Yes, I should have put her on there first. She was mostly to blame. Not really sure where my head was when I posted that. Maybe I was trying to protect my kids from finding out who their mother really was. Maybe I was told about her AP doing or saying something that got me riled up. Not really sure at this point. I do remember that it was very short and it put it up hastily. I actually posted twice and tried to remover the first one but to no avail. It's been a long time since I posted it and my feelings have changed from anger to indifference.


----------



## Jung_admirer (Jun 26, 2013)

cantdecide said:


> Yes, I should have put her on there first. She was mostly to blame. Not really sure where my head was when I posted that. Maybe I was trying to protect my kids from finding out who their mother really was. Maybe I was told about her AP doing or saying something that got me riled up. Not really sure at this point. I do remember that it was very short and it put it up hastily. I actually posted twice and tried to remover the first one but to no avail. It's been a long time since I posted it and my feelings have changed from anger to indifference.
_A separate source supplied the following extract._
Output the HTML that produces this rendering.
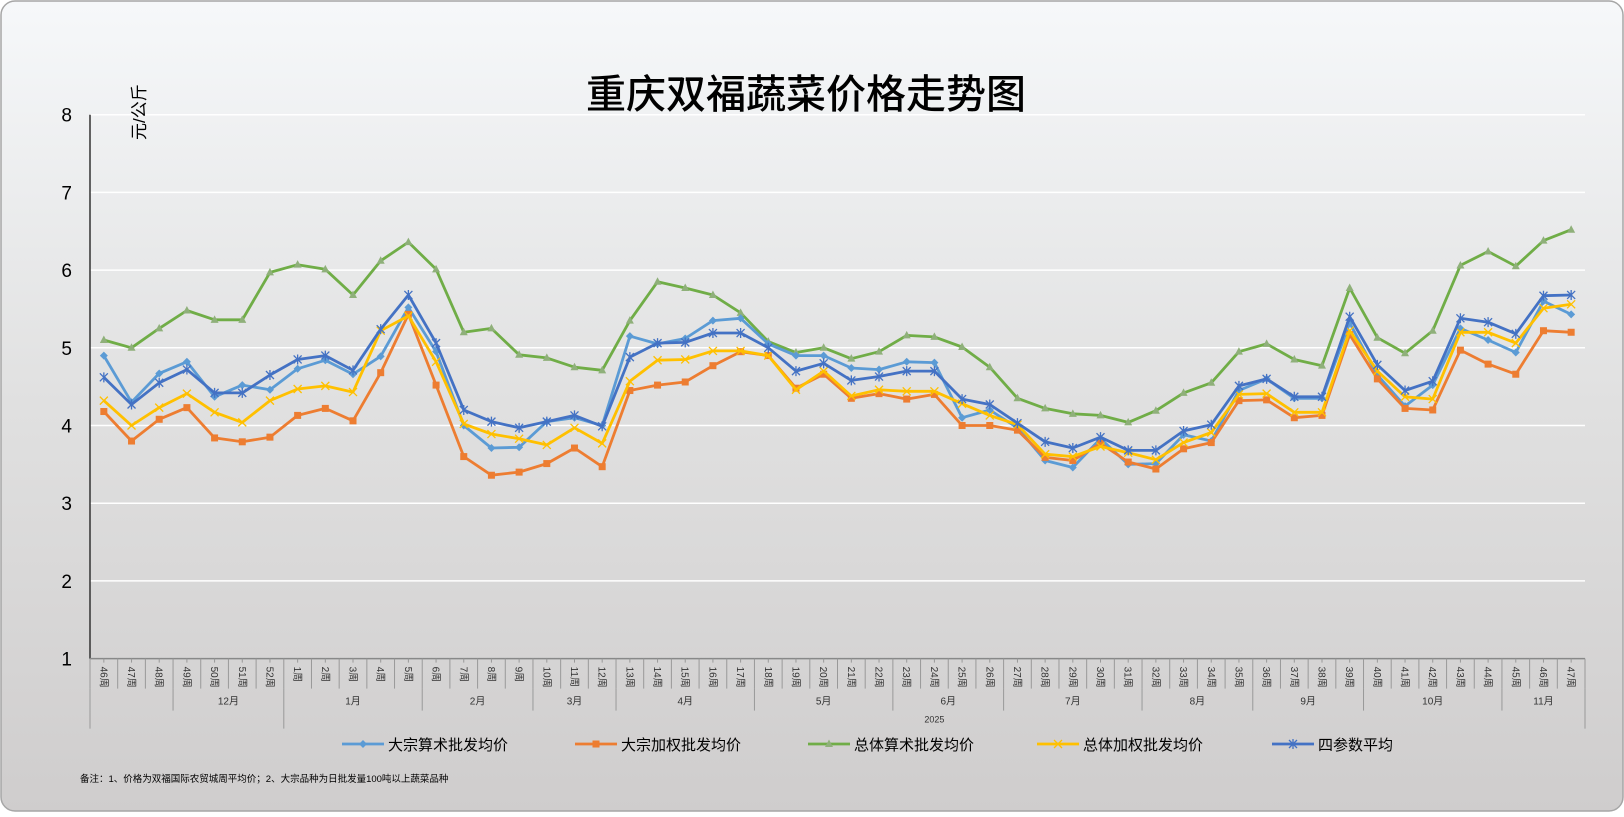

In my mind, a post to CV is a public service. It says to me, "Approach this person with caution". Your post may not serve you any longer, but it does serve the broader public. Clearly it's effective in some way.


----------



## WyshIknew (Aug 18, 2012)

I suppose my problems with CV, although I have done my part to push up the hits on certain people posted here, is that there seems to be no burden of proof on the poster.

I may be wrong but are the posts not anonymous? And if you use a throwaway email account in an internet café and write the post in the third person there is no proof as to who has written it.

So I could post any old garbage about my next door neighbour, hide my identity, and watch the fallout.

What is to stop the AP putting up a post on the BS in retaliation if anonymity is guaranteed?


----------



## alexm (Nov 29, 2008)

WyshIknew said:


> I suppose my problems with CV, although I have done my part to push up the hits on certain people posted here, is that there seems to be no burden of proof on the poster.
> 
> I may be wrong but are the posts not anonymous? And if you use a throwaway email account in an internet café and write the post in the third person there is no proof as to who has written it.
> 
> ...


^ This

It's pretty much the exact reason I didn't publish my ex wife or the OM on there way back when. The fear of her (or him) adding my name and making up a story and publishing it.

While I actually think the site is great, unless one can attach pictures or emails or screen caps of text messages or something, I can't see what would stop anybody from putting up a retaliatory (and false) post. And even at that, "proof" can't be hard to manufacture or falsify.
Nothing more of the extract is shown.